Your task is to write out only the lines running from the line with "Clone this chart in Altair." to the line with "import pandas as pd", both ends kept, with no images.
+++
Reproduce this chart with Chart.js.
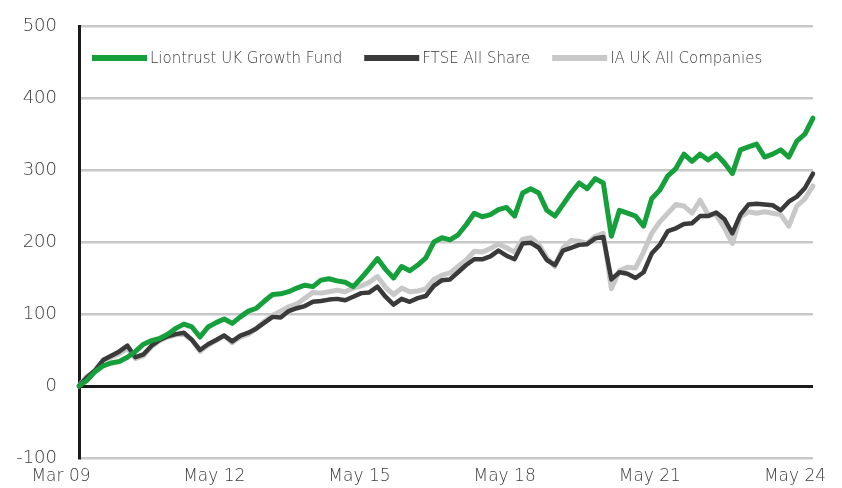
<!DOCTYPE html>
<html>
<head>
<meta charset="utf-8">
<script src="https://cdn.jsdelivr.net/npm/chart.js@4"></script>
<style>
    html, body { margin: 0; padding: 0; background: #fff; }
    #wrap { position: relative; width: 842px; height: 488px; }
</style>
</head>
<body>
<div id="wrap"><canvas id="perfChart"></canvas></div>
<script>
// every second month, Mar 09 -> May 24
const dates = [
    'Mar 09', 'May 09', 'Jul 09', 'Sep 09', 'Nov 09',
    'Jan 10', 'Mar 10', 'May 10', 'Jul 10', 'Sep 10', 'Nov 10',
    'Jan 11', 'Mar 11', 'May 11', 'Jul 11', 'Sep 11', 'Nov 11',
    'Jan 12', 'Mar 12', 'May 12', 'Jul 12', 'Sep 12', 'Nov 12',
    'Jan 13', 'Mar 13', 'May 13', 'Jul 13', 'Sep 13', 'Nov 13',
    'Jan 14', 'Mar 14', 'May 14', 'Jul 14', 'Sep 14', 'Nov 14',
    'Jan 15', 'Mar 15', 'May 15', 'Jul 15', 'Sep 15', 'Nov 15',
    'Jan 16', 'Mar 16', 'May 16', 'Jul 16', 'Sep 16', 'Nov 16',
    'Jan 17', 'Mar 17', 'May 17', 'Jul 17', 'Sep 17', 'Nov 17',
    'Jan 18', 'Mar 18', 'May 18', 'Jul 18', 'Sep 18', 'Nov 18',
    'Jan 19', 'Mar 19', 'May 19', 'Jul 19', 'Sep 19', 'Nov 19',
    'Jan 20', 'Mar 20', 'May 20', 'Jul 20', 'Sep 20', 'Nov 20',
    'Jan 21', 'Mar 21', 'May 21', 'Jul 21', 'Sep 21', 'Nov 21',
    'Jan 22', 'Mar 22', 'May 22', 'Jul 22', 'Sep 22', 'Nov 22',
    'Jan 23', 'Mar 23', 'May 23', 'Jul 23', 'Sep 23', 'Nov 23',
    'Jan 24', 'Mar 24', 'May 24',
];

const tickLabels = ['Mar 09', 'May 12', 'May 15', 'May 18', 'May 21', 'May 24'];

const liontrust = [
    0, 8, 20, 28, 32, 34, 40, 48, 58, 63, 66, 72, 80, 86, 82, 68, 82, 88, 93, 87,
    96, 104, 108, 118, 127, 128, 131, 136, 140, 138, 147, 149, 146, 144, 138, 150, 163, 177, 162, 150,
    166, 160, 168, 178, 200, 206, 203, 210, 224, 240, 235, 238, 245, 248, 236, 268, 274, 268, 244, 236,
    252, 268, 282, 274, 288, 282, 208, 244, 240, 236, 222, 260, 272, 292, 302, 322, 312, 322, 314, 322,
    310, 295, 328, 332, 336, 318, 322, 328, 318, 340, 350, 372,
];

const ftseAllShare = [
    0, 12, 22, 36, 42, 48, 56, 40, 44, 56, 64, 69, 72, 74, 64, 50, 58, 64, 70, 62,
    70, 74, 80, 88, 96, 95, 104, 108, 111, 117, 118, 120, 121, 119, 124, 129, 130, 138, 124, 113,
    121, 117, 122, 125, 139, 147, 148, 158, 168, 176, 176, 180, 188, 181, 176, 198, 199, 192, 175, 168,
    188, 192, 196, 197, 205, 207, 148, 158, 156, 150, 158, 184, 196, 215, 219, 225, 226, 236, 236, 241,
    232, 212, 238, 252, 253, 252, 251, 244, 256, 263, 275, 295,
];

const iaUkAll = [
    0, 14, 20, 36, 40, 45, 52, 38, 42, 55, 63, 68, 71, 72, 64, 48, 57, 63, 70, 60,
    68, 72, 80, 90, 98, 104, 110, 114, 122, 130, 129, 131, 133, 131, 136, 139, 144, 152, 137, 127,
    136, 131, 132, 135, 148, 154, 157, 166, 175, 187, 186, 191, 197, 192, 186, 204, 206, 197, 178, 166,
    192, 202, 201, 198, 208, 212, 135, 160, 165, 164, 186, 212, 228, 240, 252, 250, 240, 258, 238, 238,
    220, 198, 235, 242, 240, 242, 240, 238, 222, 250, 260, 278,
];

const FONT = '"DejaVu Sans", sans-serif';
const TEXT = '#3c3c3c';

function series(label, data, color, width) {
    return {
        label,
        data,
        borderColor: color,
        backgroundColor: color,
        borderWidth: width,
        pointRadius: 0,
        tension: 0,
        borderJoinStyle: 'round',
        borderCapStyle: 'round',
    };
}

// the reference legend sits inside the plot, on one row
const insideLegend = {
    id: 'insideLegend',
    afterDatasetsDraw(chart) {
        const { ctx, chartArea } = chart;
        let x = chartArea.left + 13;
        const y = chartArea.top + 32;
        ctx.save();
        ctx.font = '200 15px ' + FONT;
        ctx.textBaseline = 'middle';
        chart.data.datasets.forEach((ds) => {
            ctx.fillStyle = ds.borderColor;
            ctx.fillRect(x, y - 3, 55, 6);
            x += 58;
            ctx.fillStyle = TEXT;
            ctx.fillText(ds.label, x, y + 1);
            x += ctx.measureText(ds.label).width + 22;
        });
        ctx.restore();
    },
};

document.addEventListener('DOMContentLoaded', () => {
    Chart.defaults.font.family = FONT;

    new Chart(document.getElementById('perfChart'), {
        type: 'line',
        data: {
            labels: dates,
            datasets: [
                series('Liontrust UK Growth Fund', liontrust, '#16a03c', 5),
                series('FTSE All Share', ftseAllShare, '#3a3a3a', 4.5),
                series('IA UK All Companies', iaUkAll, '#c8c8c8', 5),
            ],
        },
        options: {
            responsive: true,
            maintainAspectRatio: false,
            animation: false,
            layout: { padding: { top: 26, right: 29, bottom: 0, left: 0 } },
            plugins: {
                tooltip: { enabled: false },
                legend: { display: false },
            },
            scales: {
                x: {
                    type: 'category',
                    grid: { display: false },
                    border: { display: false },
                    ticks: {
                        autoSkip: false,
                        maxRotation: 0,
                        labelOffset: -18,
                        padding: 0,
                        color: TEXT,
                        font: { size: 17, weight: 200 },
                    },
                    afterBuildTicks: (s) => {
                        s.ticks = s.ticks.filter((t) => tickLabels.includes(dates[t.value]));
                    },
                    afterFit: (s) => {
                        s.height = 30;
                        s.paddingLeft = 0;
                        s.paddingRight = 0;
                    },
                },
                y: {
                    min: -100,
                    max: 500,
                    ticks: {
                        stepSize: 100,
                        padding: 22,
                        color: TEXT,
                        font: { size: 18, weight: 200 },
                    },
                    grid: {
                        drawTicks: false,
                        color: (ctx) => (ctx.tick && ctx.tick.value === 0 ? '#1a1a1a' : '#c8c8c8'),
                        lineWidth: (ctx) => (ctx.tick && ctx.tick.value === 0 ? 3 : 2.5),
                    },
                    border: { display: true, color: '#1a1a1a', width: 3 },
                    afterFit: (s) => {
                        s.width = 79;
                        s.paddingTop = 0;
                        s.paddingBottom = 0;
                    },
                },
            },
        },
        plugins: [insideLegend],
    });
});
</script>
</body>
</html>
+++
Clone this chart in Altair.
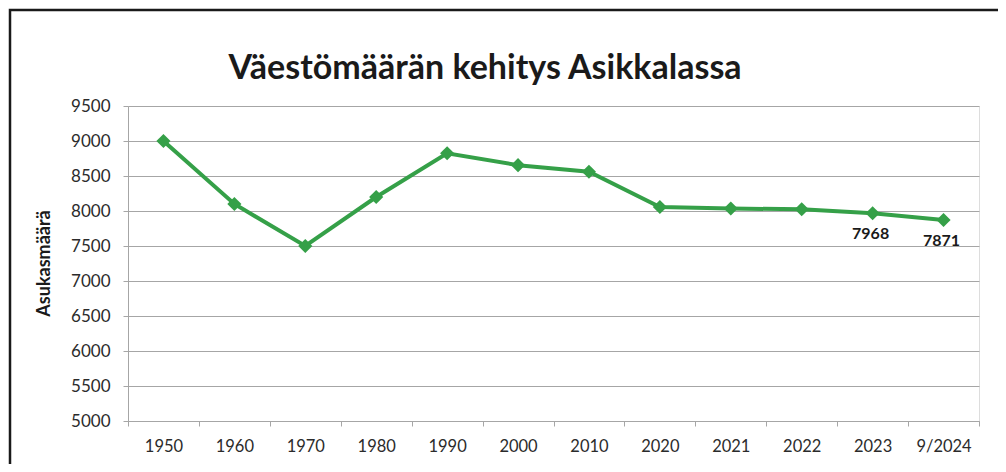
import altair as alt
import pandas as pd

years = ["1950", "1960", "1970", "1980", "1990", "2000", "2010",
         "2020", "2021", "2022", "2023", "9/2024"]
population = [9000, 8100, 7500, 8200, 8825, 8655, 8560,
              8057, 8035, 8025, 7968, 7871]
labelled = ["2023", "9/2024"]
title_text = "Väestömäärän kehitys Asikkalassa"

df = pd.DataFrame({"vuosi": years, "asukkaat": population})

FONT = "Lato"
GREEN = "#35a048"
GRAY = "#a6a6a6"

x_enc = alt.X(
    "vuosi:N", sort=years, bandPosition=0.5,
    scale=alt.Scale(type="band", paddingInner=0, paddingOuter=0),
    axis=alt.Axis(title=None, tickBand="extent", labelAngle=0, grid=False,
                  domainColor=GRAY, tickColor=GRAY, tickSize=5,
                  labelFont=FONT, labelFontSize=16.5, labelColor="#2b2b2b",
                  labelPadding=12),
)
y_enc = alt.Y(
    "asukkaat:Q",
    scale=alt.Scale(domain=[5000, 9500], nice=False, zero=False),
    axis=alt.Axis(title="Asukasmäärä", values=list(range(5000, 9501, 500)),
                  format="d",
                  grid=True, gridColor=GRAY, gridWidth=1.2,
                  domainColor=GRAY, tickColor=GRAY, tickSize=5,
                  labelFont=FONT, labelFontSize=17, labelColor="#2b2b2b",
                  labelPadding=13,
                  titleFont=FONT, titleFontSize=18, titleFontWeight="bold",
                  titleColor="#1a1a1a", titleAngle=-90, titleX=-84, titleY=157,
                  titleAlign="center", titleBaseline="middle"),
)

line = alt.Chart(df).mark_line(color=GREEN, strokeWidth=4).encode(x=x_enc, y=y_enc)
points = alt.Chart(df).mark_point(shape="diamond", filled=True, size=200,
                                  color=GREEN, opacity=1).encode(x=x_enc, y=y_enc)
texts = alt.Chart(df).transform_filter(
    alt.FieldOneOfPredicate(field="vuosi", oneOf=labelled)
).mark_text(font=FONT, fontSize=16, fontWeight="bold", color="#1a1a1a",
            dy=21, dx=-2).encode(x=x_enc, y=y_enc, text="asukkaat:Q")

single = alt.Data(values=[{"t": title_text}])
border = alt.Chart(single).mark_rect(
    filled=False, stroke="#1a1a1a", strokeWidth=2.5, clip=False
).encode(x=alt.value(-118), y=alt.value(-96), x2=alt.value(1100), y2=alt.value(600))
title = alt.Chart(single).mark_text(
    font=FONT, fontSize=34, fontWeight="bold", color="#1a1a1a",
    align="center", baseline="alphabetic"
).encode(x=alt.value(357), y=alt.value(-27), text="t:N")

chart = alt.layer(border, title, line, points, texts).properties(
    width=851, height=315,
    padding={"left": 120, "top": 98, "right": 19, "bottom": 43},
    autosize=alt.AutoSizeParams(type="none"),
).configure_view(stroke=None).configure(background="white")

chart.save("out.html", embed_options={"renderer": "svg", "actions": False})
+++
- _RESULT FOR THIS EXERCISE_
Clone this chart in Altair.
import altair as alt
import pandas as pd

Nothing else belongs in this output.